Das Labyrinth der unterirdischen Tunnels unterhalb des Burgbergs diente als Luftschutzräume für die Zivilbevölkerung. Im Mittelalter hatten Menschen mit ihrer Muskelkraft Tunnel und Gewölbe geschlagen, unter anderem um Bier zu lagern. Diese Bunker retteten im Zweiten Weltkrieg vielen Menschen das Leben. Ganz wesentlich zum Erhalt der zerstörten und brennenden Gebäude war die Liebe zur Heimatstadt, der Mut unter Einsatz des eigenen Lebens und das beherzte Eingreifen der Bevölkerung. Das Dürerhaus beispielsweise verdankte das Löschen der Hausmeisterin Marie Falcke und deren Tochter Gertrud.
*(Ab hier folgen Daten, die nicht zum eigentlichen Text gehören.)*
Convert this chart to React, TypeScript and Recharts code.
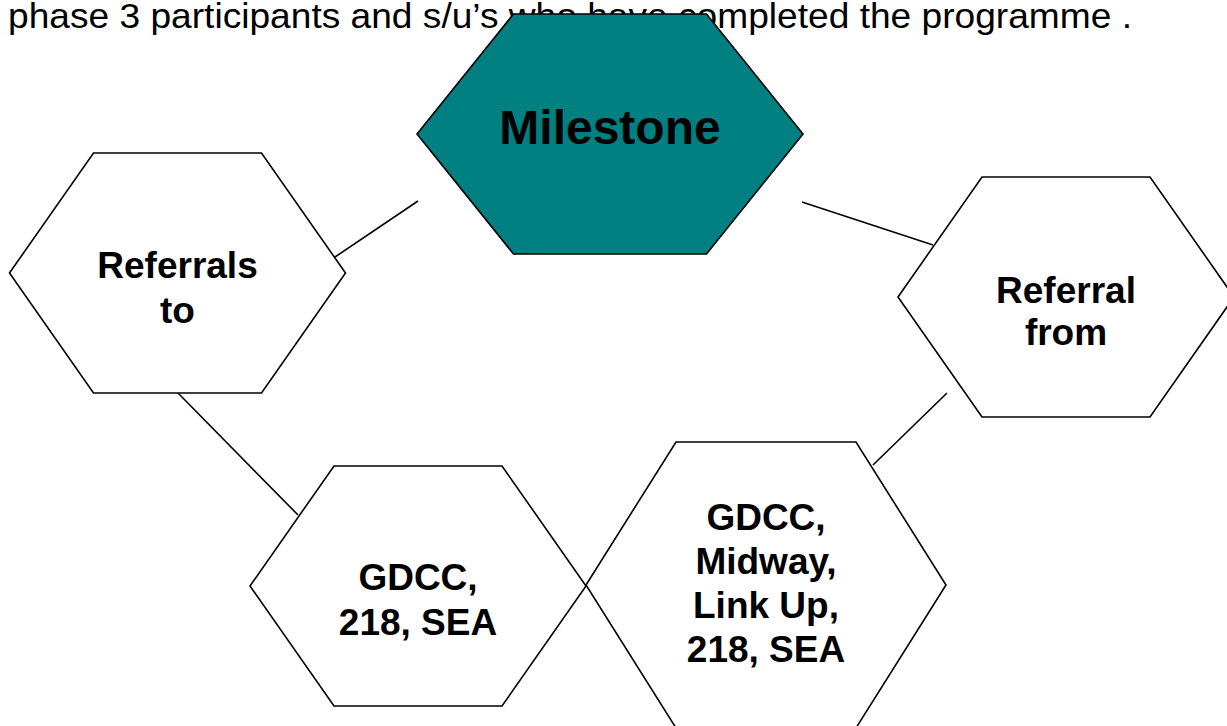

Der Wiederaufbau der Nürnberger Altstadt

Als der neu gewählte Stadtrat im Jahr 1947 die Entscheidung für den „Wiederaufbau“ traf, hatte die Bevölkerung große Sorgen. Die knappe Versorgungslage, Essen, Trinken, Heizen, die Trümmerbeseitigung, die Eingliederung der Flüchtlinge und Vertriebenen, die Behebung der Wohnungsnot, auch die Entnazifizierung, bestimmten den Alltag.

Ein Name, der beim Wiederaufbau nicht fehlen darf, ist Heinz Schmeißner. Der Architekt und spätere Baureferent verfolgte konsequent die Sanierung von Großbauten wie der Kaiserburg, der Kirchen St. Sebald und St. Lorenz und ein stadtbildschützendes Konzept für die Altstadt.

Die Altstadtfreunde e.V.

Die Folgen der bitteren Phase unserer Geschichte sind bis heute zu spüren. Tiefe Wunden wurden dem historischen Stadtbild zugefügt. Umso bedeutender ist deshalb das Vermächtnis, das uns hinterlassen wurde.

In den letzten 50 Jahren haben sich u.a. die Altstadtfreunde sehr verdient gemacht über den bloßen Erhalt attraktiver Bauwerke hinaus. Sie bringen sich als aktiver Verein immer wieder in die städtebauliche Planung ein. Etliche der sanierten Bauwerke, die restaurierten Fachwerke, Dacherker und Chörlein, die wieder angebrachten Hausfiguren, die aufgestellten Brunnen und die vielen Details, die unserer Altstadtbild prägen und zum Flair beitragen, gehen auf Vereinsinitiative zurück.

Impulse für die Zukunft

„Gedenktage sind wichtige Stationen im Ablauf der Zeit. Sie bieten Gelegenheit, um innezuhalten und der Anfänge zu gedenken, damit man die Gegenwart nicht für selbstverständlich hält. So würde ich mir wünschen, dass wir bei allen Diskussionen um Erhalt und Veränderung unserer Altstadt von dem Gedenktag 2. Januar Impulse auch für die Zukunft mitnehmen“, so Barbara Regitz.